Frivolous Litigator of the Day: Paul Allen

Sez Reuters:

A firm owned by billionaire Microsoft co-founder Paul Allen today sued Apple, Facebook, Google, YouTube, and seven other companies, charging them with infringing patents filed more than a decade ago.

One of the patents (here, if Google Patents search results produce static URLs) is "Alerting users to items of current interest." It was frivolously filed on September 7th, 2000 and thoughtlessly granted on June 29th, 2004.

Keep in mind that "Alerting users to items of current interest" is the purported invention. Not a particular way of doing it, but the concept itself:

It should be appreciated that the present invention can be implemented in numerous ways, including a process, an apparatus, a system, a device, a method, or a computer readable medium such as a computer readable storage medium or a computer network wherein program instructions are sent over optical or electornic communications links.

Nonsense on stilts, as Bentham (the real Bentham, not the Lost character) would say.

The Patent Office should have taken Allen's money just because anyone stupid enough to file this kind of idiocy deserves to be shaken down.

Then they should have dragged him out onto the National Mall and stuck him in stocks for administration of the bastinado and public ridicule as punishment for wasting their time.

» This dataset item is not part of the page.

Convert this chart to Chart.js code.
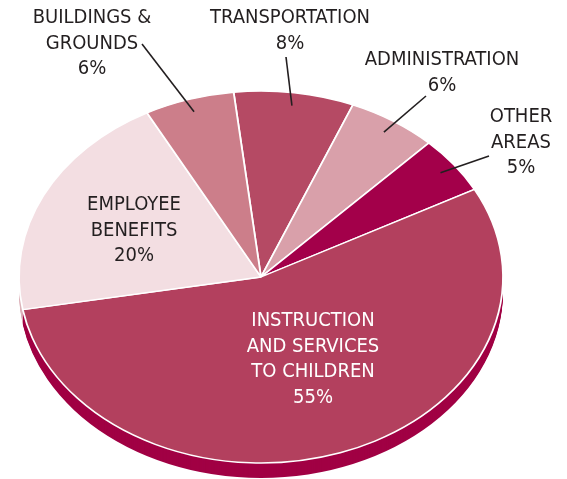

Instead, they gave the crazy sonofabitch a piece of paper that he's now using to extort money from companies that kept on doing new things long after his own previous company (Microsoft) had exhausted its innovative energies and fallen back on stealing, digesting and regurgitating in mangled format the work of PARC, Apple et al.

Does anyone on Earth honestly believe that web sites weren't already "alerting users to items of current interest," manually and with automated processes, before Allen lurched into the Patent Office with this cocktail napkin bullshit on September 7th, 2000?

That "invention" has been around at least since the first newspaper printed a "see page A4 for related story" blurb, and probably a lot longer. I bet there's a Sumerian clay tablet somewhere with "on a related matter, see Hammurabi's 'What I Did on My Summer Vacation'" cuneiformed on it.